Each metric shows a different angle from the same scenario, and should be evaluated depending on the context on which the model will be applied to.

Take, for example, a Fraud vs. NotFraud classification. Without checking for class imbalance, you train a model and the accuracy is 99%. One could say that the model performs very well, but maybe if you look further, you can discover the balanced accuracy, which shows the model is not that accurate after all. This can happen because of the Class Imbalance of the problem.

Don’t focus on only one metric. Check other metrics based on the context which the model will be applied and the data you’re working with. Try to represent sub-populated classes in your evaluation. A Confusion Matrix might help.


Data Leakage

To recap, data leakage is basically when information that the model should not have access to is fed into the training data.

For example, an email spam classification. You might use features such as the frequency of certain words and the length of the email, but you cannot use a feature indicating whether the sender is known to be associated with spam. The model will learn to associate this feature to the training data, but when used in a production scenario, won’t have access to this feature and won’t generalize well, even though it can show great performance in evaluation.

Another pitfall is not using truly held-out data. It’s very easy to overfit the model by using the same data for validation and hyperparameter optimization to also evaluate the model as if it were held out. The sample for evaluation should only be used for computing scores, not for modelling decisions.

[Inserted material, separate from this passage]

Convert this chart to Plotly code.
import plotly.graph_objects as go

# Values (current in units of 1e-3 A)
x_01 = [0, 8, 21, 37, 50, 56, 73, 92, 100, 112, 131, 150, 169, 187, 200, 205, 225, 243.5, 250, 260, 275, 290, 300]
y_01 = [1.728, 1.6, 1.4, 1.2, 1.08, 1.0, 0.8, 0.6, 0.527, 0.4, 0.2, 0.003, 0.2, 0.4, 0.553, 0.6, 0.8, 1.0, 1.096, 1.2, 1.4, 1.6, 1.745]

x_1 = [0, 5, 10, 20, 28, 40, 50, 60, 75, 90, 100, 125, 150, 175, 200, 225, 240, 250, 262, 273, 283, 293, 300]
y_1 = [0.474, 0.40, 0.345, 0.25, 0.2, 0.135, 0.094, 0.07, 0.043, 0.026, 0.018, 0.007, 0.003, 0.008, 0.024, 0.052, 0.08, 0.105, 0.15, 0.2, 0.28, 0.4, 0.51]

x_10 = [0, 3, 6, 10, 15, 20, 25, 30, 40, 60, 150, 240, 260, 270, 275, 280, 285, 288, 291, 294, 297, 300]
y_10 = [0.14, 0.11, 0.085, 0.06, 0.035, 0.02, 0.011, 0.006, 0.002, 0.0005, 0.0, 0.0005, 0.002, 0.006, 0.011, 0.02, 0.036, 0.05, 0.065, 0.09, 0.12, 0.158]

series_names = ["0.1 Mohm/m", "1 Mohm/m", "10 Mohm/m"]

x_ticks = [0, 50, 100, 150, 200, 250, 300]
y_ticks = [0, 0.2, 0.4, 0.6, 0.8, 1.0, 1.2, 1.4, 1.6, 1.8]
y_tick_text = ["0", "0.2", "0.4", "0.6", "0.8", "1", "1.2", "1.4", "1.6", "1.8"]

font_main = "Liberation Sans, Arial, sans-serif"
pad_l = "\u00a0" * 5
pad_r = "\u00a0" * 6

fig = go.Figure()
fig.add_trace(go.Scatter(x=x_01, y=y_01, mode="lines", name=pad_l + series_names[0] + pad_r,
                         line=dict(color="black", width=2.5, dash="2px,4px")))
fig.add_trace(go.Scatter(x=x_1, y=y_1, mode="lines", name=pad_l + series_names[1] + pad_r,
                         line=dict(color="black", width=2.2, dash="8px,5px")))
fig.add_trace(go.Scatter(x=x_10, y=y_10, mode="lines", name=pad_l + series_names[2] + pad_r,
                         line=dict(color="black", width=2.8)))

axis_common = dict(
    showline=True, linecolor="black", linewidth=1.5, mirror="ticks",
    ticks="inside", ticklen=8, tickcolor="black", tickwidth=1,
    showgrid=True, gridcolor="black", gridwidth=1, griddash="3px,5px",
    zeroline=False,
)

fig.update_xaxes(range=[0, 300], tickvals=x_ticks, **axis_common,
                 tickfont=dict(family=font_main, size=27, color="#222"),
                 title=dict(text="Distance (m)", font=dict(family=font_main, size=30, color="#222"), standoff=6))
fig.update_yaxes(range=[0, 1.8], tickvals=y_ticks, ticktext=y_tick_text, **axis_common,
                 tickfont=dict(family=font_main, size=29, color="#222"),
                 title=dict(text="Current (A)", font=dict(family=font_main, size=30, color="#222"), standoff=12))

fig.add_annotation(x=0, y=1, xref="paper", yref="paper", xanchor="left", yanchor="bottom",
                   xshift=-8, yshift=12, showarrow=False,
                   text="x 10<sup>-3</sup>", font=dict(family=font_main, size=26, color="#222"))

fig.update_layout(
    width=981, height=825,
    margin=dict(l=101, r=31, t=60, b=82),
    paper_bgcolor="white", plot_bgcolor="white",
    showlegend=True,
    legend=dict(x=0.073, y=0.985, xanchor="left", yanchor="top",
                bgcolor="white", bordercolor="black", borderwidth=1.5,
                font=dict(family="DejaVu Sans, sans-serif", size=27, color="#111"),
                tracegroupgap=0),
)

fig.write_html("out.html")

A great way to deal with this is to split the data in three different parts: train, validation and test. Click this link for reference.


Underperforming data and imbalanced target

For a given model, it’s possible for the loss of a specific subpopulation of the data to be significantly higher than the rest of the dataset. This phenomena is known as Underperforming Subpopulations, where a specific sample of the dataset can be a challenge to work with, being less frequent and less accurate with respect to the features itself, not the target. Evaluating these are a bit different and need its own methods.

Another face of the same coin is Class Imbalance, where the issue is the target of the training data, which can present very concentrated distribution, leaving some classes with almost no data points.


Inspecting isolated data points

There are a lot of reasons on why a classifier might output a bad prediction for a given example. Some of them are:

  • The given label is incorrect, and the model actually predicted right.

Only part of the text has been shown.